Jane Garvey intervened to address the issue of parity, to make clear that although we talk about ‘husbands’, in this case and often more generally, it could just as easily be the wife who’s hiding assets, to which Ayesha agreed wholeheartedly. She also offered the tip that just such a case would be emerging soon where it’s a woman who is accused of concealing assets, but was not yet in the public domain so we’d have to “watch this space for that.”
So, Jane wanted to know, what about your own divorce lawyer, shouldn’t they be under pressure to tell you that you can’t lie or just not tell the truth?

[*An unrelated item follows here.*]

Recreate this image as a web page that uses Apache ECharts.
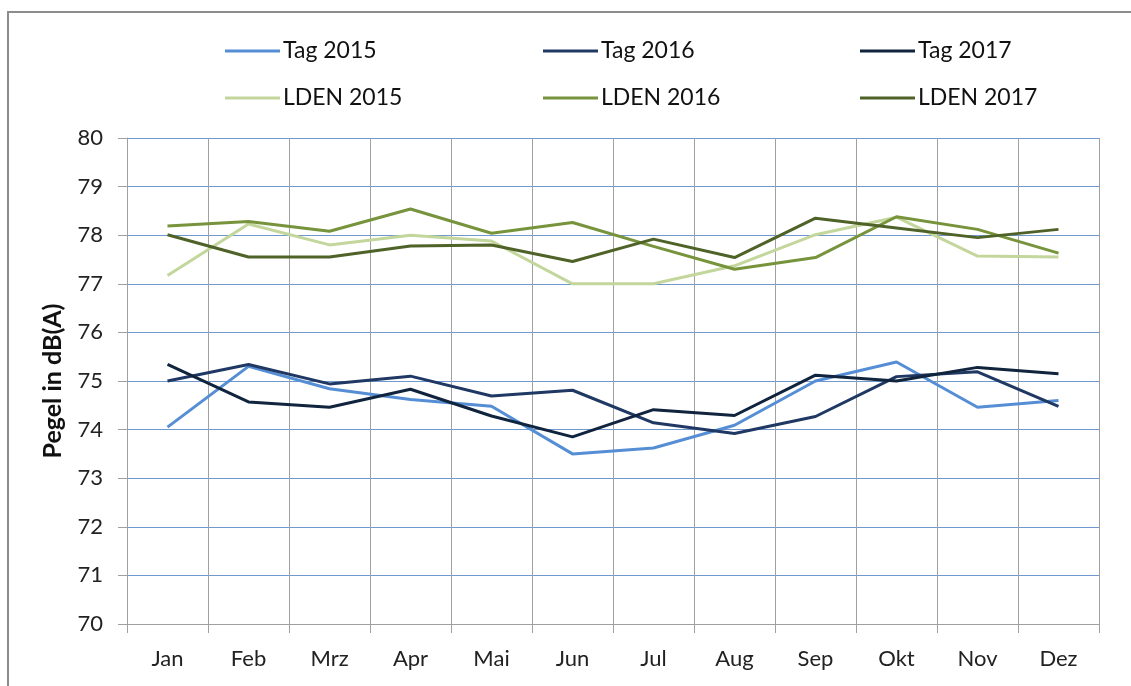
<!DOCTYPE html>
<html>
<head>
    <meta charset="utf-8">
    <title>Pegel in dB(A)</title>
    <script src="https://cdn.jsdelivr.net/npm/echarts@6/dist/echarts.min.js"></script>
    <style>
        html, body { margin: 0; padding: 0; background: #fff; }
        #main { width: 1131px; height: 686px; }
    </style>
</head>
<body>
<div id="main"></div>
<script type="text/javascript">
    // Monate
    var months = ['Jan', 'Feb', 'Mrz', 'Apr', 'Mai', 'Jun', 'Jul', 'Aug', 'Sep', 'Okt', 'Nov', 'Dez'];

    // Tagpegel
    var tag2015 = [74.05, 75.30, 74.84, 74.62, 74.48, 73.50, 73.62, 74.09, 75.00, 75.39, 74.46, 74.60];
    var tag2016 = [75.00, 75.34, 74.94, 75.10, 74.69, 74.81, 74.14, 73.92, 74.27, 75.09, 75.19, 74.48];
    var tag2017 = [75.34, 74.57, 74.46, 74.83, 74.28, 73.85, 74.41, 74.29, 75.12, 75.00, 75.28, 75.15];

    // LDEN
    var lden2015 = [77.17, 78.23, 77.80, 78.00, 77.88, 77.00, 77.00, 77.37, 78.01, 78.37, 77.57, 77.55];
    var lden2016 = [78.19, 78.28, 78.08, 78.54, 78.04, 78.26, 77.77, 77.30, 77.54, 78.38, 78.12, 77.63];
    var lden2017 = [78.01, 77.55, 77.55, 77.78, 77.80, 77.46, 77.92, 77.54, 78.35, 78.15, 77.95, 78.12];

    var FONT = 'Lato';

    function line(name, data, color) {
        return {
            name: name,
            type: 'line',
            data: data,
            symbol: 'none',
            lineStyle: { color: color, width: 3 },
            itemStyle: { color: color },
            emphasis: { disabled: true }
        };
    }

    function legendCol(left, names) {
        return {
            orient: 'vertical',
            left: left,
            top: 39,
            icon: 'rect',
            itemWidth: 55,
            itemHeight: 3,
            itemGap: 23,
            padding: 0,
            selectedMode: false,
            data: names,
            textStyle: { fontFamily: FONT, fontSize: 23, color: '#111', padding: [0, 0, 0, -2], lineHeight: 24 }
        };
    }

    var echart = echarts.init(document.getElementById('main'));
    echart.setOption({
        animation: false,
        backgroundColor: '#fff',
        graphic: [{
            type: 'rect',
            shape: { x: 8, y: 12, width: 1140, height: 700 },
            style: { fill: 'none', stroke: '#8c8c8c', lineWidth: 2 },
            silent: true
        }],
        legend: [
            legendCol(225, ['Tag 2015', 'LDEN 2015']),
            legendCol(543, ['Tag 2016', 'LDEN 2016']),
            legendCol(860, ['Tag 2017', 'LDEN 2017'])
        ],
        grid: { left: 127, right: 32, top: 138, bottom: 62 },
        xAxis: {
            type: 'category',
            data: months,
            boundaryGap: true,
            axisLine: { lineStyle: { color: '#a0a0a0', width: 1 } },
            axisTick: { show: true, length: 9, lineStyle: { color: '#a0a0a0' } },
            splitLine: { show: true, lineStyle: { color: '#a0a0a0', width: 1 } },
            axisLabel: { fontFamily: FONT, fontSize: 22, color: '#222', margin: 24 }
        },
        yAxis: {
            type: 'value',
            min: 70,
            max: 80,
            interval: 1,
            name: 'Pegel in dB(A)',
            nameLocation: 'middle',
            nameGap: 62,
            nameRotate: 90,
            nameTextStyle: { fontFamily: FONT, fontSize: 25, fontWeight: 'bold', color: '#111' },
            axisLine: { show: true, lineStyle: { color: '#a0a0a0', width: 1 } },
            axisTick: { show: true, length: 9, lineStyle: { color: '#a0a0a0' } },
            splitLine: { show: true, lineStyle: { color: '#6f98cf', width: 1 } },
            axisLabel: { fontFamily: FONT, fontSize: 22, color: '#222', margin: 24 }
        },
        series: [
            line('Tag 2015', tag2015, '#558ed5'),
            line('Tag 2016', tag2016, '#1f3864'),
            line('Tag 2017', tag2017, '#10243e'),
            line('LDEN 2015', lden2015, '#c3d69b'),
            line('LDEN 2016', lden2016, '#77933c'),
            line('LDEN 2017', lden2017, '#4f6228')
        ]
    });
</script>
</body>
</html>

Ayesha was very clear on this point, that any lawyer worth their salt should be doing just that:
They absolutely should be under pressure and any divorce lawyer with integrity will indeed say, “no, you’ve got to disclose your assets, you’ve got to come clean about this.” But the problem is, if the courts don’t impose any real sanctions for lying, then the temptation on the part of the one with the money is just to give it a go, because what’s the worst that’s going to happen?
Jane Garvey noted that there seemed to be a lack of logic to this, to which Ayesha agreed, saying:
Exactly. And one of our judges, Mr Justice Mostyn has said that non-disclosure is the bane of our judicial system, it strikes at the very integrity of our judicial system because it means you can’t get justice. You’ll be in a situation where you’re trussed into a process – there used to be a sense that if you went on the witness stand and you took an oath then you would tell the truth because the sanctions for not telling the truth were very great, people were worries about perjury and contempt of court – and in fact the family courts can make a reference to the criminal courts for prosecution for perjury but they just don’t do it.

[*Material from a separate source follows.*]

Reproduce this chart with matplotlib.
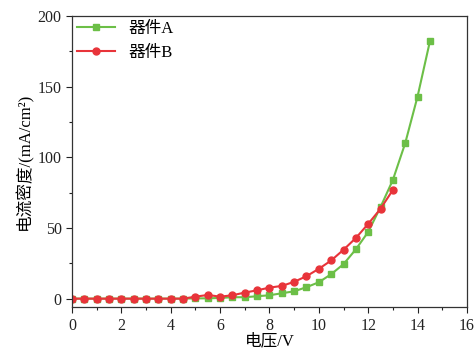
import matplotlib
matplotlib.use("Agg")
import matplotlib.pyplot as plt
from matplotlib.ticker import MultipleLocator

plt.rcParams['font.family'] = ['Liberation Serif', 'Noto Sans CJK SC']

voltage_a = [0, 0.5, 1, 1.5, 2, 2.5, 3, 3.5, 4, 4.5, 5, 5.5, 6, 6.5, 7, 7.5, 8, 8.5,
             9, 9.5, 10, 10.5, 11, 11.5, 12, 12.5, 13, 13.5, 14, 14.5]
current_a = [0, 0, 0, 0, 0, 0, 0, 0, 0, 0, 0.2, 0.2, 0.5, 1.0, 1.0, 1.7, 2.4, 3.8,
             5.2, 8.1, 11.6, 17.3, 24.4, 34.9, 47.2, 64.8, 84, 110, 143, 182]
voltage_b = [0, 0.5, 1, 1.5, 2, 2.5, 3, 3.5, 4, 4.5, 5, 5.5, 6, 6.5, 7, 7.5, 8, 8.5,
             9, 9.5, 10, 10.5, 11, 11.5, 12, 12.5, 13]
current_b = [0, 0, 0, 0, 0, 0, 0, 0, 0, 0, 1.4, 2.6, 1.4, 2.4, 4.3, 5.9, 7.8, 9.0,
             11.9, 15.9, 21.1, 27.0, 34.6, 42.9, 52.9, 63.6, 76.9]
labels = ['器件A', '器件B']

fig = plt.figure(figsize=(4.74, 3.49), dpi=100)
ax = fig.add_axes([0.152, 0.120, 0.833, 0.834])

ax.plot(voltage_a, current_a, color='#6cbf47', marker='s', markersize=4.5, linewidth=1.5, label=labels[0])
ax.plot(voltage_b, current_b, color='#e8343a', marker='o', markersize=5, linewidth=1.5, label=labels[1])

ax.set_xlim(0, 16)
ax.set_ylim(-6, 200)
ax.xaxis.set_major_locator(MultipleLocator(2))
ax.xaxis.set_minor_locator(MultipleLocator(1))
ax.yaxis.set_major_locator(MultipleLocator(50))
ax.yaxis.set_minor_locator(MultipleLocator(25))
ax.tick_params(which='both', direction='out', top=False, right=False, labelsize=11.5, colors='#222222')
ax.tick_params(which='major', length=4, width=0.8)
ax.tick_params(which='minor', length=2, width=0.8)
for s in ax.spines.values():
    s.set_linewidth(0.9)
    s.set_color('#333333')

ax.set_xlabel('电压/V', fontsize=12, labelpad=0)
ax.set_ylabel('电流密度/(mA/cm²)', fontsize=12, labelpad=3)

ax.legend(loc='upper left', frameon=False, fontsize=12, handlelength=2.3,
          borderaxespad=0.0, borderpad=0.3, labelspacing=0.45, handletextpad=0.8)

fig.savefig('out.png', dpi=100)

Jane Garvey was incredulous, saying: “So there’s a different standard applied then?”
Ayesha agreed:
A completely different standard. The family courts are all fluffy and lovely and “let’s not rock the boat”. And there is very much this sense, as one of the Court of Appeal judges in these cases put it, that reopening these cases would make our judicial system grind increasingly slowly, so the response to the fact that the judicial system is underfunded – needs more judges, needs more court time, needs more investment – is to say no to cases and to refuse to open cases rather than to fund the system more and the upshot of that of course, is a reduced access to justice.
To round things up, Jane asked Ayesha for her view on what she would like the Supreme Court to rule, even though we may have to wait some time for the judgment to be handed down. Ayesha revealed:
I would like it to do effectively what one of the dissenting judgments in the court of appeal advocated, which is to have a firm principle that fraud unravels all; if you find that there has been fraud in a divorce settlement or in a court hearing, that unpicks the whole lot and you start afresh, you get to have another look at it and more than that, there are penalties for those who deceive the courts.